Introduction

Lorsque Ingres commence à peindre, en 1848, Le Bain Turc, c'est un homme âgé et on ne peut plus mûr qui s'exprime. Mais que professe-t-il donc ? Se prononce-t-il une fois de plus en faveur d'un classicisme intransigeant ? Prône-t-il à son habitude la supériorité de la ligne sur la couleur ? Bref, apporte-t-il, une nouvelle fois, de l'eau au moulin de tous ceux qui caricaturent son art, encouragés involontairement par les préceptes que le maître lui-même défend farouchement, sans percevoir quels démentis sa propre peinture leur inflige parfois ? La réponse à ces questions peut être positive ou négative. Tout dépend de l'œil que l'on jette sur cet ultime chef-d'œuvre. Un regard mal intentionné verra cette toile comme "une galette d'asticots". Un esprit mieux disposé, plus lucide peut-être, comprendra le tableau comme l'expression, dans un décor oriental en vogue, d'une sensualité encore jeune, d'un idéal pictural fait de lignes pleines, dont la bizarrerie ponctuelle ne manque ni de beauté, ni d'intérêt.
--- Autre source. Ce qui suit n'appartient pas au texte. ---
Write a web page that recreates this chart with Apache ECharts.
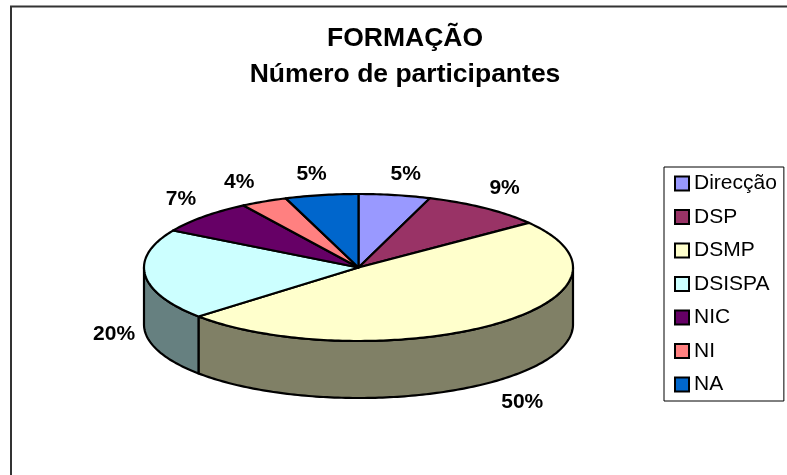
<!DOCTYPE html>
<html lang="pt">
<head>
    <meta charset="utf-8">
    <title>Formação</title>
    <script src="https://cdn.jsdelivr.net/npm/echarts@6/dist/echarts.min.js"></script>
    <style>
        html, body { margin: 0; padding: 0; background: #fff; }
        #main { width: 787px; height: 475px; }
    </style>
</head>
<body>
    <div id="main"></div>
    <script>
        var categories = ['Direcção', 'DSP', 'DSMP', 'DSISPA', 'NIC', 'NI', 'NA'];
        // slice sizes as they are drawn in the picture (%)
        var shares = [5.4, 9.2, 48.8, 20, 7.6, 3.5, 5.5];
        // printed labels are not the same rounding as the drawn sizes
        var percentLabels = ['5%', '9%', '50%', '20%', '7%', '4%', '5%'];
        var topColors = ['#9999FF', '#993366', '#FFFFCC', '#CCFFFF', '#660066', '#FF8080', '#0066CC'];
        var wallColors = ['#4D4D80', '#4D1A33', '#808066', '#668080', '#330033', '#804040', '#003366'];

        // pie layout
        var cx = 358.5, cy = 267.5, rx = 214.5, ry = 73.5, depth = 57;
        var fontFamily = '"Liberation Sans", Arial, sans-serif';
        // nudge of each label from its slice's rim point
        var labelNudge = [[11, -21], [20, -20], [27, 21], [-31, 2], [-23, -17], [-25, -19], [-10, -21]];

        var total = shares.reduce(function (a, b) { return a + b; }, 0);

        function rimPoint(deg, drop) {
            var r = deg * Math.PI / 180;
            return [cx + rx * Math.sin(r), cy - ry * Math.cos(r) + (drop || 0)];
        }

        function arcPoints(from, to, drop) {
            var pts = [];
            var n = Math.max(2, Math.ceil(Math.abs(to - from)));
            for (var i = 0; i <= n; i++) {
                pts.push(rimPoint(from + (to - from) * i / n, drop));
            }
            return pts;
        }

        var lineStyle = { stroke: '#000', lineWidth: 2.2, lineJoin: 'round' };

        function makeSeries(name, idx) {
            var start = 0;
            for (var i = 0; i < idx; i++) start += shares[i];
            var a0 = start / total * 360;
            var a1 = (start + shares[idx]) / total * 360;

            return {
                type: 'custom',
                name: name,
                coordinateSystem: 'none',
                silent: true,
                animation: false,
                itemStyle: { color: topColors[idx], borderColor: '#000', borderWidth: 2 },
                data: [[shares[idx]]],
                renderItem: function () {
                    var children = [];
                    // front wall only shows between 90 and 270 degrees
                    var w0 = Math.max(a0, 90), w1 = Math.min(a1, 270);
                    if (w1 > w0) {
                        var upper = arcPoints(w0, w1, 0);
                        var lower = arcPoints(w1, w0, depth);
                        children.push({
                            type: 'polygon',
                            shape: { points: upper.concat(lower) },
                            style: Object.assign({ fill: wallColors[idx] }, lineStyle)
                        });
                    }
                    children.push({
                        type: 'polygon',
                        shape: { points: [[cx, cy]].concat(arcPoints(a0, a1, 0)) },
                        style: Object.assign({ fill: topColors[idx] }, lineStyle)
                    });
                    var mid = (a0 + a1) / 2;
                    var front = mid > 90 && mid < 270;
                    var p = rimPoint(mid, front ? depth : 0);
                    children.push({
                        type: 'text',
                        z2: 10,
                        style: {
                            x: p[0] + labelNudge[idx][0],
                            y: p[1] + labelNudge[idx][1],
                            text: percentLabels[idx],
                            fill: '#000',
                            align: 'center',
                            verticalAlign: 'middle',
                            font: 'bold 21px ' + fontFamily
                        }
                    });
                    return { type: 'group', children: children };
                }
            };
        }

        var myChart = echarts.init(document.getElementById('main'), null, { renderer: 'canvas' });
        var option = {
            backgroundColor: '#fff',
            animation: false,
            title: {
                text: 'FORMAÇÃO\nNúmero de participantes',
                left: 400,
                top: 16,
                textAlign: 'center',
                textStyle: {
                    fontFamily: fontFamily,
                    fontSize: 26.5,
                    fontWeight: 'bold',
                    color: '#000',
                    lineHeight: 36
                }
            },
            legend: {
                orient: 'vertical',
                left: 664,
                top: 167,
                padding: [6, 7, 6, 10],
                itemWidth: 14,
                itemHeight: 14,
                itemGap: 12.5,
                icon: 'rect',
                borderColor: '#000',
                borderWidth: 1,
                selectedMode: false,
                data: categories,
                textStyle: {
                    fontFamily: fontFamily,
                    fontSize: 21,
                    color: '#000',
                    padding: [0, 0, 0, 0]
                }
            },
            graphic: [{
                type: 'rect',
                // only the top and left edges of the frame fall inside the picture
                shape: { x: 11, y: 6.5, width: 800, height: 500 },
                style: { fill: 'none', stroke: '#333', lineWidth: 2 },
                silent: true,
                z: -1
            }],
            series: categories.map(makeSeries)
        };
        myChart.setOption(option);
    </script>
</body>
</html>
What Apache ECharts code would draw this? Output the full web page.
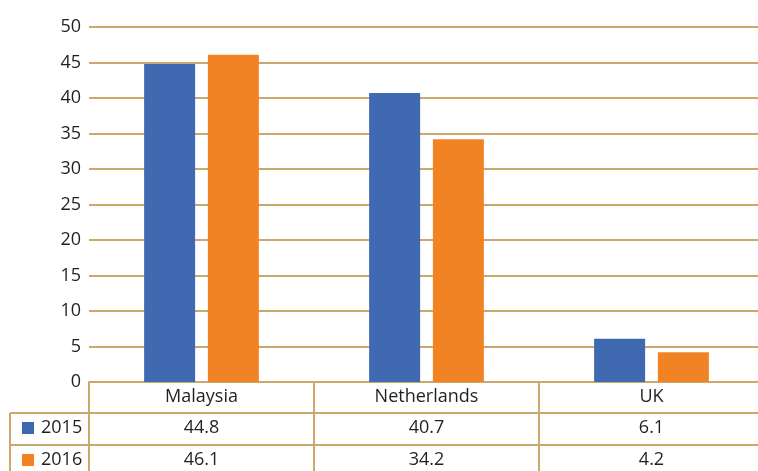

Au cours de cette petite étude, nous tâcherons d'élucider ces questions, en présentant d'abord Ingres, sa peinture. Puis, après avoir défini le cadre orientaliste dans lequel se situe l'œuvre, nous montrerons combien Le Bain Turc, emblématique de l'ingrisme, peut remettre en cause les critiques et les propres préceptes de celui qui l'a peint.